4 thoughts on “Bended Truth”

  1. Your post Bended Truth | Life etc was very interesting when I found it over google on Thursday by my search for now thats what i call music 4. I have your blog now in my bookmarks and I visit your blog again, soon. Take care.

  2. Thanks for the comments sister.
    Bending the truth, if done right, is what usually happens all around us. I mean, to tell someone he or she is ugly is not being truthful, it is being rude and nasty and dumb and stupid. You would not encourage them to take modeling as a career perhaps, but would never tell them why… hmmm
    Bad example, I know. It is 3 in the morning.

  3. Isn’t ‘bend(ing) the truth’ equal to dishonesty too. Obviously, it is done to fool/blind potential customers. If it were just about convincing them, good. No, great! But this is still a shady method, ethically speaking, don’t you think? Heck, it is even objectionable when the truth is told, but told in an unnoticable way.
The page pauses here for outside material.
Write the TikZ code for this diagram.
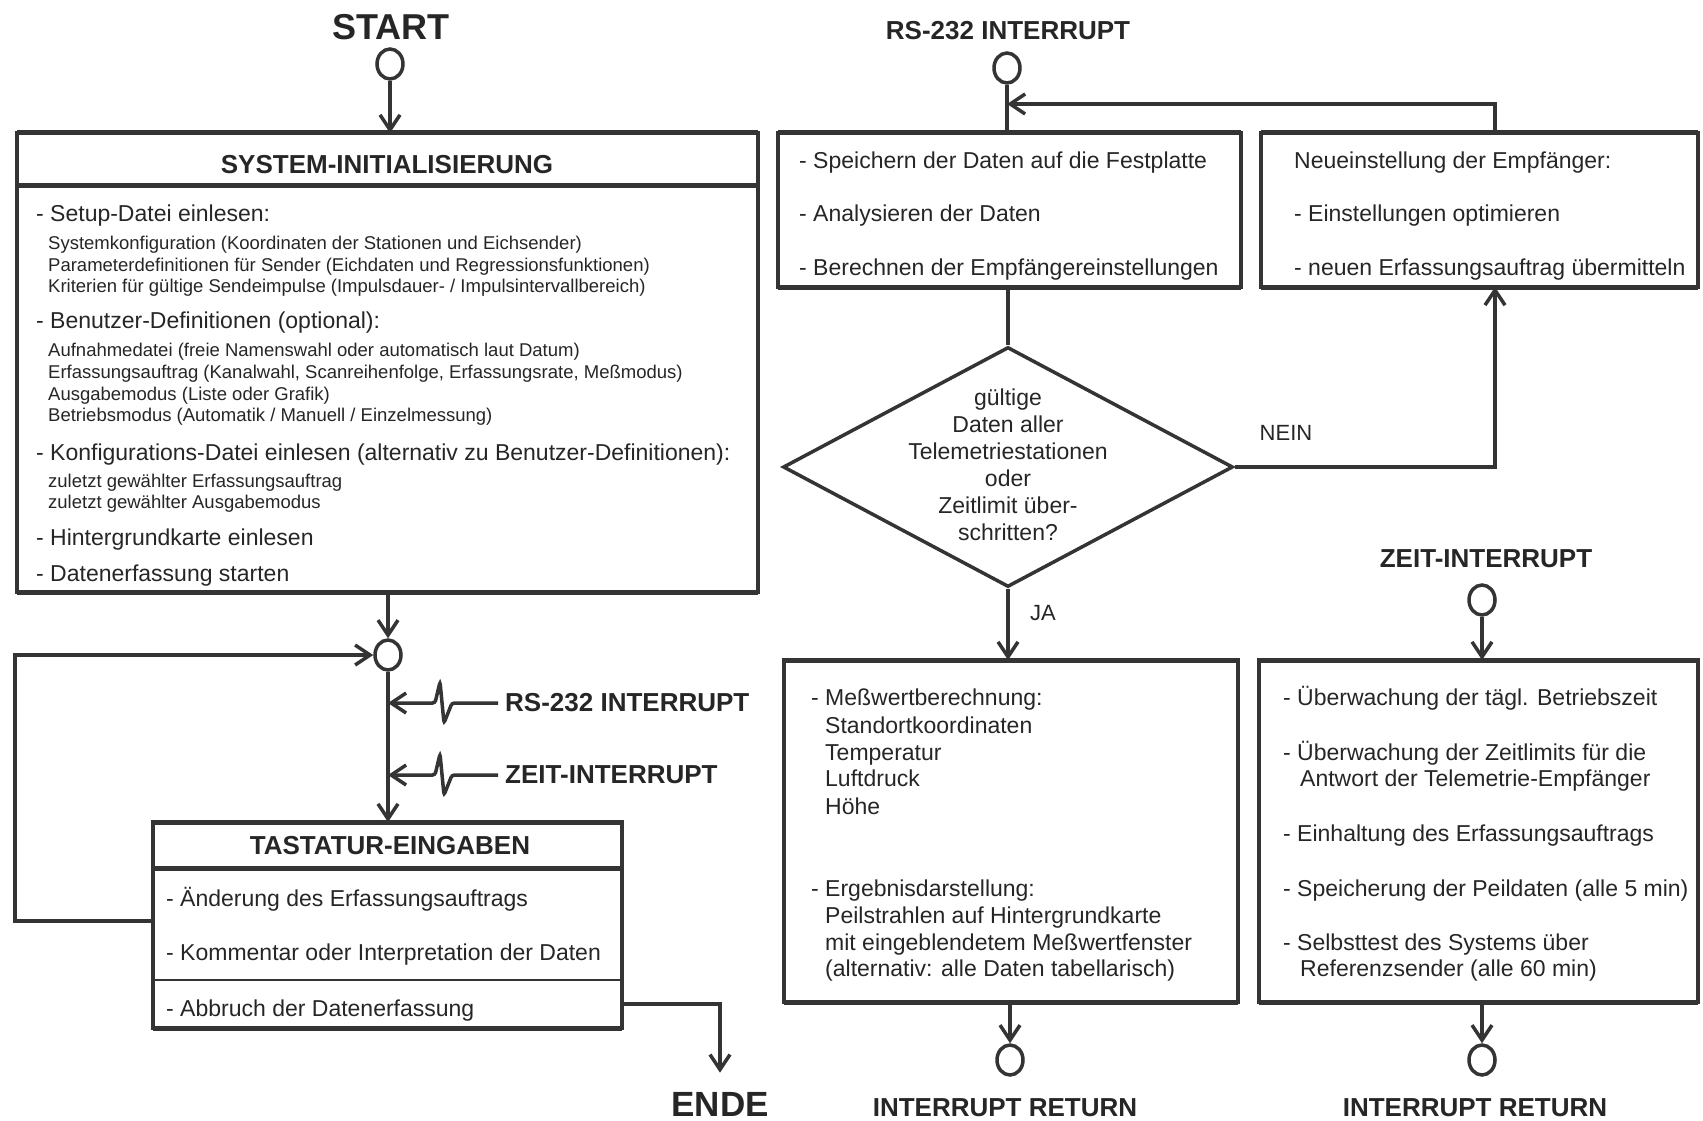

    I think Telenor initially started advertising the ‘lowest rates ever’, and my friends wouldn’t stop arguing that it was the cheapest service around. The mobile network industry in Pakistan hadn’t come up with 30-second rate disclaimer at the time. Telenor pioneered it (to my observation). Huge billboards, huge advertisement, but you’d need binoculars to read that small note which would’ve brought everybody down from cloud 7. Truth, eh!